Well I only have the vanilla Solaris 11.3 that can be downloaded from Oracle website, which does not support UEFI. I am thinking about upgrading my GPU and buy a more powerful for doing some ML research (I work as a mathematician in finance industry), but if I buy a new GPU, then I cannot upgrade the driver, right? I must reinstall Solaris from scratch right? I am not really interested in reinstalling Solaris from scratch. This means this issue stops customers from buying new Nvidia GPUs right?

On 15Nov2017, The SRU (system repository update) that has a new NVIDIA driver for Solaris 11.3 (resolving the UEFI issue) was released.
Per the Oracle Support folks, the latest driver in the SRU is supposed to be:
driver/graphics/nvidia@400.384.90.0,5.11-0.175.3.26.0.2.0:3A20171016T234052Z
I don’t know if you need a subscription to the support or not, to get this SRU… We have a subscription.
The SRU is designated 11.3.26.5.0, with release date of 15Nov2017. It is about 7 Gigabytes in four zipped files.
This a fairly recent driver with many bug fixes, so it might cover the latest NVIDIA cards for Solaris 11.3.
Note that the SRU has some fairly substantial changes to Solaris 11.3, so installing it wholesale may not be a good idea.
The wholesale SRU install caused us to have some problems with our “home-brew” device drivers for custom hardware.

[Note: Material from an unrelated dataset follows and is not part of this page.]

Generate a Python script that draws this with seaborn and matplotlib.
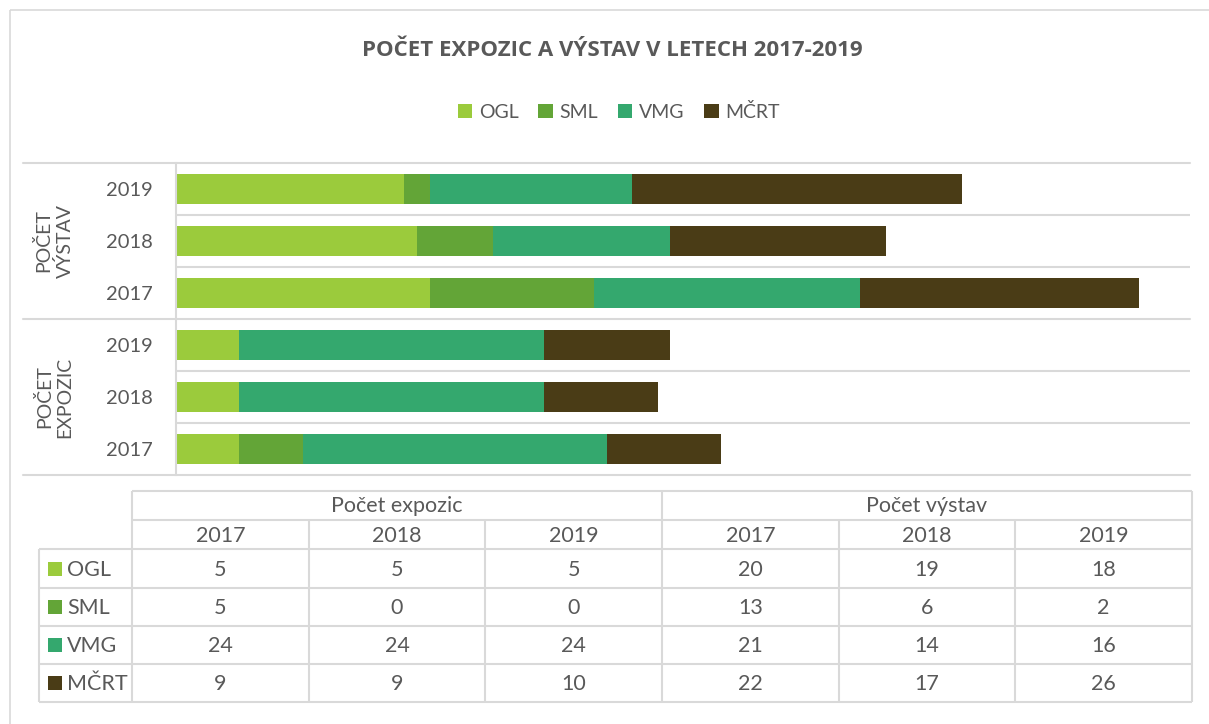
import matplotlib
matplotlib.use("Agg")
import matplotlib.pyplot as plt
import seaborn as sns
import pandas as pd
from matplotlib.patches import Patch, Rectangle
from matplotlib.lines import Line2D

# ---------------- data ----------------
series = ["OGL", "SML", "VMG", "MČRT"]
colors = ["#9BCB3C", "#63A537", "#34A86E", "#4A3C16"]
years = ["2017", "2018", "2019"]
groups = ["Počet expozic", "Počet výstav"]

expozic_OGL = [5, 5, 5]
expozic_SML = [5, 0, 0]
expozic_VMG = [24, 24, 24]
expozic_MCRT = [9, 9, 10]

vystav_OGL = [20, 19, 18]
vystav_SML = [13, 6, 2]
vystav_VMG = [21, 14, 16]
vystav_MCRT = [22, 17, 26]

title = "POČET EXPOZIC A VÝSTAV V LETECH 2017-2019"
group_axis_labels = {"Počet výstav": "POČET\nVÝSTAV", "Počet expozic": "POČET\nEXPOZIC"}

expozic = {"OGL": expozic_OGL, "SML": expozic_SML, "VMG": expozic_VMG, "MČRT": expozic_MCRT}
vystav = {"OGL": vystav_OGL, "SML": vystav_SML, "VMG": vystav_VMG, "MČRT": vystav_MCRT}
data_by_group = {"Počet expozic": expozic, "Počet výstav": vystav}

# ---------------- style ----------------
sns.set_theme(style="white")
plt.rcParams["font.family"] = ["Lato", "DejaVu Sans"]
TXT = "#595959"
GRID = "#D9D9D9"
TABLE_FS = 15.5

W, H = 1209, 724
fig = plt.figure(figsize=(W / 100, H / 100), dpi=100)
fig.patch.set_facecolor("white")

# overlay axes in pixel coordinates for border, title, table
ov = fig.add_axes([0, 0, 1, 1], zorder=0)
ov.set_xlim(0, W)
ov.set_ylim(H, 0)
ov.axis("off")
ov.patch.set_alpha(0)

ov.add_patch(Rectangle((10, 10), W + 20, H + 20, fill=False, edgecolor=GRID, lw=1.2, clip_on=False))

ov.text(612, 50, title, ha="center", va="center", fontsize=16, fontweight="bold",
        color=TXT, family=["Open Sans", "DejaVu Sans"])

# ---------------- bars ----------------
rows = []
for g in ["Počet výstav", "Počet expozic"]:
    for y in reversed(years):
        rows.append((g, y))
cat_keys = [f"{g} {y}" for g, y in rows]

records = []
for g, y in rows:
    d = data_by_group[g]
    i = years.index(y)
    cum = 0
    for s in series:
        cum += d[s][i]
        records.append({"cat": f"{g} {y}", "series": s, "cum": cum})
df = pd.DataFrame(records)

ax = fig.add_axes([176 / W, 1 - 475 / H, 1014 / W, 312 / H], zorder=1)
ax.patch.set_alpha(0)
for s, c in reversed(list(zip(series, colors))):
    sub = df[df["series"] == s]
    sns.barplot(data=sub, x="cum", y="cat", order=cat_keys, color=c, saturation=1,
                width=0.58, linewidth=0, ax=ax, errorbar=None)

ax.set_xlim(0, 80)
ax.set_ylim(5.5, -0.5)
ax.set_xlabel("")
ax.set_ylabel("")
ax.set_xticks([])
ax.set_yticks(range(len(rows)), [y for g, y in rows])
ax.tick_params(axis="y", length=0, pad=17, labelsize=14.5, labelcolor=TXT)
for sp in ["top", "right", "bottom"]:
    ax.spines[sp].set_visible(False)
ax.spines["left"].set_color(GRID)
ax.spines["left"].set_linewidth(1.5)

left_ext = (23 - 176) / 1014
for yb in [-0.5, 2.5, 5.5]:
    ax.add_line(Line2D([left_ext, 1], [yb, yb], transform=ax.get_yaxis_transform(),
                       color=GRID, lw=1.5, clip_on=False))
for yb in [0.5, 1.5, 3.5, 4.5]:
    ax.axhline(yb, color=GRID, lw=1.5, zorder=0)

for g, cy in [("Počet výstav", 1), ("Počet expozic", 4)]:
    ax.text((54 - 176) / 1014, cy, group_axis_labels[g], transform=ax.get_yaxis_transform(),
            rotation=90, ha="center", va="center", multialignment="center",
            fontsize=14, color=TXT, linespacing=1.2)

# ---------------- legend ----------------
handles = [Patch(facecolor=c, edgecolor="none", label=s) for s, c in zip(series, colors)]
fig.legend(handles=handles, loc="center", bbox_to_anchor=(619 / W, 1 - 112 / H), ncol=4,
           frameon=False, fontsize=14, labelcolor=TXT, handlelength=0.75, handleheight=0.75,
           handletextpad=0.35, columnspacing=1.0)

# ---------------- data table ----------------
x0, x1, xr = 39, 132, 1192
cw = (xr - x1) / 6
yh0, yh1, yh2 = 491, 520, 549
row_y = [549, 588, 626, 664, 702]
lk = dict(color=GRID, lw=1.5, solid_capstyle="butt")

ov.plot([x1, xr], [yh0, yh0], **lk)
ov.plot([x1, xr], [yh1, yh1], **lk)
for yy in row_y:
    ov.plot([x0, xr], [yy, yy], **lk)
ov.plot([x0, x0], [yh2, row_y[-1]], **lk)
ov.plot([x1, x1], [yh0, row_y[-1]], **lk)
ov.plot([xr, xr], [yh0, row_y[-1]], **lk)
for k in range(1, 6):
    xx = x1 + k * cw
    top = yh0 if k == 3 else yh1
    ov.plot([xx, xx], [top, row_y[-1]], **lk)

for gi, g in enumerate(groups):
    ov.text(x1 + (gi * 3 + 1.5) * cw, (yh0 + yh1) / 2 + 1, g, ha="center", va="center",
            fontsize=TABLE_FS, color=TXT)
    for yi, y in enumerate(years):
        ov.text(x1 + (gi * 3 + yi + 0.5) * cw, (yh1 + yh2) / 2 + 1, y, ha="center", va="center",
                fontsize=TABLE_FS, color=TXT)

for si, (s, c) in enumerate(zip(series, colors)):
    yc = (row_y[si] + row_y[si + 1]) / 2
    ov.add_patch(Rectangle((48, yc - 7), 14, 14, facecolor=c, edgecolor="none"))
    ov.text(67, yc + 1, s, ha="left", va="center", fontsize=TABLE_FS, color=TXT)
    for gi, g in enumerate(groups):
        vals = data_by_group[g][s]
        for yi in range(len(years)):
            ov.text(x1 + (gi * 3 + yi + 0.5) * cw, yc + 1, str(vals[yi]), ha="center",
                    va="center", fontsize=TABLE_FS, color=TXT)

fig.savefig("out.png", dpi=100, facecolor="white")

In addition, I have a fairly complex procedure to allow NVIDIA 384.59 to be installed that may work for all recent NVIDIA drivers (the procedure reserves some memory that the driver expects for the driver to use in non-UEFI mode, it also has an Oracle-provided custom 59Gigabyte addition that may not be necessary for your work).
The procedure may work for all NVIDIA drivers for Solaris, but I am not sure (never tested on anything except 384.59).

IF you want the procedure, I may be able to post it here, but don’t know due to its approx 2000+ character size.